Buck, the prosecutor, said that Maria Luisa Pastrana, who lives in the Mexican city of Sahuayo, Michoacan, approached officials after she had trouble re-entering the U.S. because her passport had been stolen.
“Apparently she was upset . . . she felt deserted because the man she considered to be her husband had failed to show up at a 1991 family Christmas celebration,” Buck said.
According to a statement Pastrana gave to Mexican officials last year, she met Swezey through a publication called “International Introductions.”
“I told him I was pregnant and he answered that he was a lonely man, and he asked me to marry him so that he could be the father of my child,” Pastrana said in the Oct. 19, 1991, statement.

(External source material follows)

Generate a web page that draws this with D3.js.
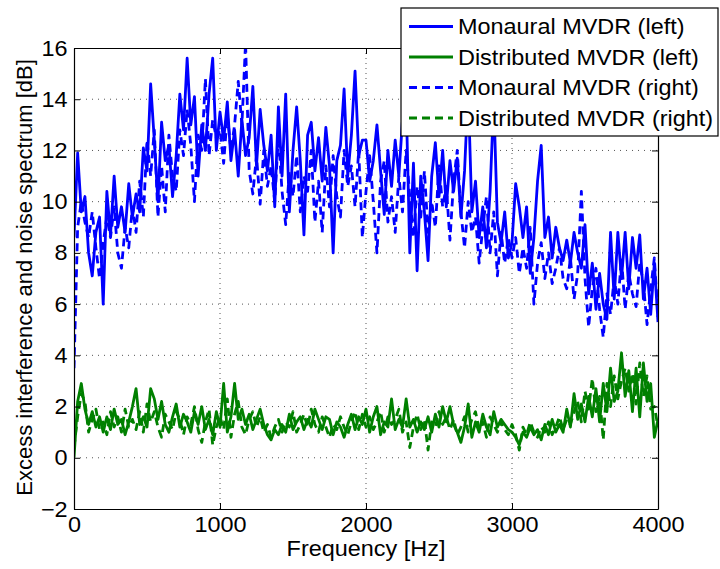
<!DOCTYPE html>
<html>
<head>
<meta charset="utf-8">
<script src="https://cdn.jsdelivr.net/npm/d3@7"></script>
<style>
  html, body { margin: 0; padding: 0; background: #fff; }
  svg { display: block; }
  text { font-family: "Liberation Sans", Arial, Helvetica, sans-serif; fill: #000; }
</style>
</head>
<body>
<svg id="chart" width="720" height="569"></svg>
<script>
// Frequency bins (Hz): one value every 25 Hz from 0 to 4000
const freqStep = 25;
const freqMax = 4000;

// Excess interference and noise spectrum [dB] per bin
const monoLeft = [
  8.6, 11.9, 9.6, 10.2, 8.0, 7.1, 8.8, 9.4, 6.0, 10.4,
  8.7, 11.0, 9.0, 9.8, 8.8, 10.7, 9.4, 10.3, 9.6, 12.1,
  11.2, 14.6, 12.4, 10.0, 13.1, 11.6, 12.2, 10.2, 11.8, 14.2,
  12.8, 15.6, 13.0, 14.1, 11.0, 13.0, 12.0, 14.2, 15.6, 12.0,
  13.5, 12.4, 13.9, 11.6, 12.8, 11.0, 13.2, 11.8, 12.5, 14.5,
  11.4, 13.6, 12.2, 11.2, 12.6, 9.8, 13.7, 11.0, 14.2, 9.6,
  12.0, 13.7, 11.6, 8.7, 12.6, 13.1, 11.2, 12.5, 10.8, 12.9,
  11.4, 8.0, 11.6, 12.2, 14.4, 11.0, 12.6, 15.1, 11.8, 12.4,
  12.4, 10.8, 11.6, 13.0, 11.2, 9.5, 12.0, 10.6, 12.4, 11.0,
  13.2, 14.0, 8.0, 11.5, 7.3, 11.0, 9.6, 7.7, 11.0, 12.3,
  10.2, 12.0, 9.8, 11.6, 10.4, 11.7, 9.4, 11.2, 14.4, 9.6,
  10.8, 8.6, 9.8, 8.2, 10.4, 14.0, 9.2, 8.4, 9.6, 7.8,
  8.4, 10.7, 9.8, 8.6, 9.8, 7.2, 8.6, 10.8, 12.2, 8.6,
  9.4, 7.8, 9.0, 8.2, 7.7, 8.5, 7.6, 8.8, 8.0, 7.4,
  9.1, 6.4, 7.6, 5.8, 7.2, 6.0, 5.4, 8.8, 6.2, 8.8,
  7.0, 8.8, 6.6, 8.6, 7.4, 8.7, 6.2, 7.4, 5.6, 7.6,
  5.3
];

const distLeft = [
  0.0, 2.2, 2.9, 1.9, 1.3, 1.8, 1.2, 1.6, 1.0, 1.6,
  1.1, 1.9, 1.3, 1.5, 0.9, 1.4, 2.0, 2.7, 1.3, 1.6,
  1.2, 2.7, 2.3, 1.5, 2.2, 1.3, 1.0, 1.6, 2.1, 1.2,
  1.7, 1.4, 1.0, 1.8, 1.3, 2.0, 1.1, 1.5, 0.9, 1.8,
  1.2, 2.9, 1.0, 1.6, 2.9, 1.5, 1.9, 1.3, 1.7, 1.1,
  1.5, 1.9, 1.3, 0.9, 0.7, 1.1, 0.9, 1.3, 1.0, 1.7,
  1.1, 1.4, 1.6, 1.1, 1.5, 1.2, 1.9, 1.5, 1.1, 1.6,
  1.5, 0.9, 1.4, 1.2, 0.8, 1.3, 1.7, 1.1, 1.6, 1.3,
  1.9, 1.0, 1.6, 2.0, 0.9, 1.4, 1.2, 2.3, 1.1, 1.5,
  1.2, 2.3, 1.2, 1.5, 1.0, 1.4, 1.1, 1.6, 1.0, 1.7,
  1.2, 2.0, 1.4, 2.0, 1.3, 1.0, 0.6, 1.2, 2.1, 0.8,
  1.4, 1.0, 1.7, 1.2, 0.9, 1.8, 1.2, 1.5, 1.3, 1.1,
  1.0, 0.8, 0.5, 1.0, 0.8, 1.2, 0.9, 1.1, 0.7, 1.3,
  0.9, 1.5, 1.0, 1.3, 1.0, 1.9, 1.2, 2.5, 1.5, 2.1,
  1.4, 2.4, 1.6, 2.7, 1.4, 2.9, 1.8, 3.5, 2.2, 2.6,
  4.1, 2.4, 3.4, 1.8, 3.5, 1.6, 3.7, 2.2, 2.9, 0.8,
  1.5
];

const monoRight = [
  3.5, 9.0, 10.0, 9.2, 8.6, 9.6, 8.2, 7.0, 8.4, 9.4,
  8.6, 9.8, 8.0, 7.4, 9.0, 8.2, 9.8, 8.8, 10.8, 9.4,
  12.4, 11.0, 12.8, 9.4, 11.4, 9.6, 12.6, 11.0, 10.4, 12.8,
  11.8, 13.6, 12.2, 10.0, 12.6, 12.0, 14.8, 11.8, 13.2, 12.5,
  12.8, 11.5, 13.4, 12.0, 13.0, 14.7, 13.0, 16.2, 11.2, 10.3,
  11.8, 9.9, 12.0, 10.6, 11.4, 10.0, 12.6, 10.4, 9.1, 11.2,
  10.2, 11.8, 9.6, 11.0, 10.4, 12.0, 9.2, 10.8, 8.8, 11.4,
  9.8, 11.8, 10.2, 9.4, 12.0, 10.6, 11.4, 9.8, 12.0, 8.6,
  10.4, 11.8, 10.0, 8.0, 10.8, 11.6, 9.2, 10.2, 8.8, 11.0,
  9.6, 12.0, 10.2, 8.6, 10.6, 9.4, 11.2, 8.8, 10.0, 9.0,
  11.4, 9.8, 10.6, 8.5, 10.8, 12.0, 9.6, 8.2, 10.0, 8.8,
  9.4, 7.6, 9.0, 10.2, 8.0, 9.6, 7.1, 8.8, 7.6, 8.6,
  7.8, 8.6, 7.2, 8.2, 7.4, 9.0, 6.0, 7.6, 8.4, 7.0,
  8.0, 6.8, 7.4, 8.2, 7.0, 6.6, 7.8, 6.2, 7.2, 10.4,
  7.0, 5.1, 6.6, 7.4, 5.8, 4.7, 6.4, 5.6, 7.0, 6.0,
  7.8, 5.8, 7.2, 6.4, 5.9, 7.6, 6.8, 5.2, 6.6, 7.8,
  5.5
];

const distRight = [
  0.4, 1.6, 2.5, 2.2, 1.0, 1.5, 1.9, 1.1, 1.4, 0.9,
  1.8, 1.2, 1.6, 1.0, 1.9, 1.2, 1.5, 1.1, 1.8, 1.0,
  2.1, 1.4, 1.8, 1.2, 0.8, 1.7, 1.4, 1.1, 1.8, 1.5,
  0.9, 1.6, 1.3, 2.0, 1.1, 0.6, 1.4, 1.9, 0.5, 1.2,
  1.6, 1.1, 2.3, 0.8, 1.7, 2.2, 1.2, 0.9, 1.5, 1.8,
  1.2, 1.6, 1.0, 1.3, 0.8, 1.2, 1.5, 1.0, 1.4, 1.2,
  1.8, 1.0, 1.3, 1.7, 1.2, 1.9, 1.3, 1.0, 1.6, 1.2,
  0.8, 1.3, 1.1, 1.6, 1.2, 0.9, 1.4, 1.8, 1.1, 1.7,
  1.2, 1.6, 1.1, 1.4, 1.8, 1.0, 1.6, 1.3, 1.5, 1.9,
  1.0, 1.4, 0.4, 1.2, 1.7, 1.1, 1.5, 0.3, 1.4, 1.2,
  1.8, 1.3, 1.6, 1.1, 1.5, 0.9, 1.2, 1.6, 1.0, 1.5,
  1.8, 1.1, 1.4, 0.8, 1.6, 1.3, 1.0, 1.4, 1.1, 0.9,
  1.3, 0.9, 0.3, 1.2, 0.9, 1.4, 1.0, 0.8, 1.2, 1.0,
  1.4, 0.9, 1.2, 1.6, 1.1, 1.5, 1.3, 1.8, 2.2, 1.4,
  2.6, 1.9, 3.1, 1.8, 2.4, 0.7, 2.9, 2.0, 3.2, 2.3,
  3.0, 3.5, 2.6, 3.3, 2.1, 3.7, 2.4, 3.2, 1.9, 2.0,
  1.2
];

const seriesNames = [
  "Monaural MVDR (left)",
  "Distributed MVDR (left)",
  "Monaural MVDR (right)",
  "Distributed MVDR (right)"
];
const seriesValues = [monoLeft, distLeft, monoRight, distRight];
const seriesColors = ["#0000ff", "#008000", "#0000ff", "#008000"];
const seriesDashed = [false, false, true, true];

const xTicks = [0, 1000, 2000, 3000, 4000];
const yTicks = [-2, 0, 2, 4, 6, 8, 10, 12, 14, 16];
const xLabel = "Frequency [Hz]";
const yLabel = "Excess interference and noise spectrum [dB]";

const freqs = d3.range(0, freqMax + 1, freqStep);

const svg = d3.select("#chart");
const margin = { left: 74, right: 62, top: 48, bottom: 60 };
const W = 720, H = 569;
const x0 = margin.left, x1 = W - margin.right;
const y0 = margin.top, y1 = H - margin.bottom;

const x = d3.scaleLinear().domain([0, 4000]).range([x0, x1]);
const y = d3.scaleLinear().domain([-2, 16]).range([y1, y0]);

const fontSize = 22;
const wide = "scale(1.065,1)";   // horizontal text is set slightly wide

// dotted grid
const grid = svg.append("g");
grid.selectAll("line.gx").data(xTicks.slice(1, -1)).join("line")
  .attr("x1", d => x(d)).attr("x2", d => x(d))
  .attr("y1", y0).attr("y2", y1)
  .attr("stroke", "#555").attr("stroke-width", 1)
  .attr("stroke-dasharray", "1,4");
grid.selectAll("line.gy").data(yTicks.slice(1, -1)).join("line")
  .attr("x1", x0).attr("x2", x1)
  .attr("y1", d => y(d)).attr("y2", d => y(d))
  .attr("stroke", "#555").attr("stroke-width", 1)
  .attr("stroke-dasharray", "1,5");

// data lines, clipped to the axes box
svg.append("clipPath").attr("id", "plotclip")
  .append("rect").attr("x", x0).attr("y", y0).attr("width", x1 - x0).attr("height", y1 - y0);

const line = d3.line().x((d, i) => x(freqs[i])).y(d => y(d));
const lines = svg.append("g").attr("clip-path", "url(#plotclip)");
seriesValues.forEach((vals, k) => {
  lines.append("path")
    .attr("d", line(vals))
    .attr("fill", "none")
    .attr("stroke", seriesColors[k])
    .attr("stroke-width", 2.8)
    .attr("stroke-linejoin", "round")
    .attr("stroke-dasharray", seriesDashed[k] ? "8,5" : null);
});

// axes with inward ticks on all four sides
const tickLen = 6;
const axB = svg.append("g").attr("transform", `translate(0,${y1})`)
  .call(d3.axisBottom(x).tickValues(xTicks).tickFormat(d3.format("d"))
    .tickSizeInner(-tickLen).tickSizeOuter(0).tickPadding(7));
const axT = svg.append("g").attr("transform", `translate(0,${y0})`)
  .call(d3.axisTop(x).tickValues(xTicks).tickSizeInner(-tickLen).tickSizeOuter(0).tickFormat(""));
const axL = svg.append("g").attr("transform", `translate(${x0},0)`)
  .call(d3.axisLeft(y).tickValues(yTicks).tickFormat(d3.format("d"))
    .tickSizeInner(-tickLen).tickSizeOuter(0).tickPadding(6));
const axR = svg.append("g").attr("transform", `translate(${x1},0)`)
  .call(d3.axisRight(y).tickValues(yTicks).tickSizeInner(-tickLen).tickSizeOuter(0).tickFormat(""));

[axB, axT, axL, axR].forEach(a => {
  a.select(".domain").attr("stroke", "#000").attr("stroke-width", 1.2);
  a.selectAll(".tick line").attr("stroke", "#000").attr("stroke-width", 1);
  a.selectAll("text").attr("font-size", fontSize)
    .attr("font-family", "'Liberation Sans', Arial, sans-serif").attr("fill", "#000")
    .attr("transform", wide);
});
axB.selectAll("text").attr("dy", "0.71em");

// axis labels
svg.append("g").attr("transform", `translate(${(x0 + x1) / 2},556) ${wide}`)
  .append("text").attr("text-anchor", "middle").attr("font-size", fontSize).text(xLabel);
svg.append("text")
  .attr("transform", `translate(32,${(y0 + y1) / 2 - 1}) rotate(-90)`)
  .attr("text-anchor", "middle").attr("font-size", fontSize).text(yLabel);

// legend
const leg = svg.append("g");
const legX = 401, legY = 8, legW = 317, legH = 128;
leg.append("rect").attr("x", legX).attr("y", legY).attr("width", legW).attr("height", legH)
  .attr("fill", "#fff").attr("stroke", "#000").attr("stroke-width", 1.2);
const rowY = [26.5, 57, 87.5, 118];
seriesNames.forEach((name, k) => {
  leg.append("line")
    .attr("x1", 409).attr("x2", 453).attr("y1", rowY[k]).attr("y2", rowY[k])
    .attr("stroke", seriesColors[k]).attr("stroke-width", 2.8)
    .attr("stroke-dasharray", seriesDashed[k] ? "8,5" : null);
  leg.append("g").attr("transform", `translate(458,${rowY[k]}) ${wide}`)
    .append("text").attr("dy", "0.36em").attr("font-size", fontSize).text(name);
});
</script>
</body>
</html>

After concluding that “he seemed to be a nice man,” she consented to his proposal, according to the legal document.
In his own statement in response to Pastrana’s claim, Swezey said she had moved to her home in Mexico at the end of 1990, several months after he had financed the birth of a child fathered by another man.
Although Mexican authorities may be pressing for his prosecution because he allegedly failed to treat the women properly, “I think it may be the other way around,” Crawford said, noting that the minister who married the couple never filed the appropriate paperwork and that the marriage was never consummated.
At a preliminary hearing earlier this week, Buck introduced as evidence a marriage certificate from Clark County, Nev., which indicates that Swezey married Watts on April 13, 1991, even though he had apparently been married to Pastrana for one year.
Swezey remains free on his own recognizance.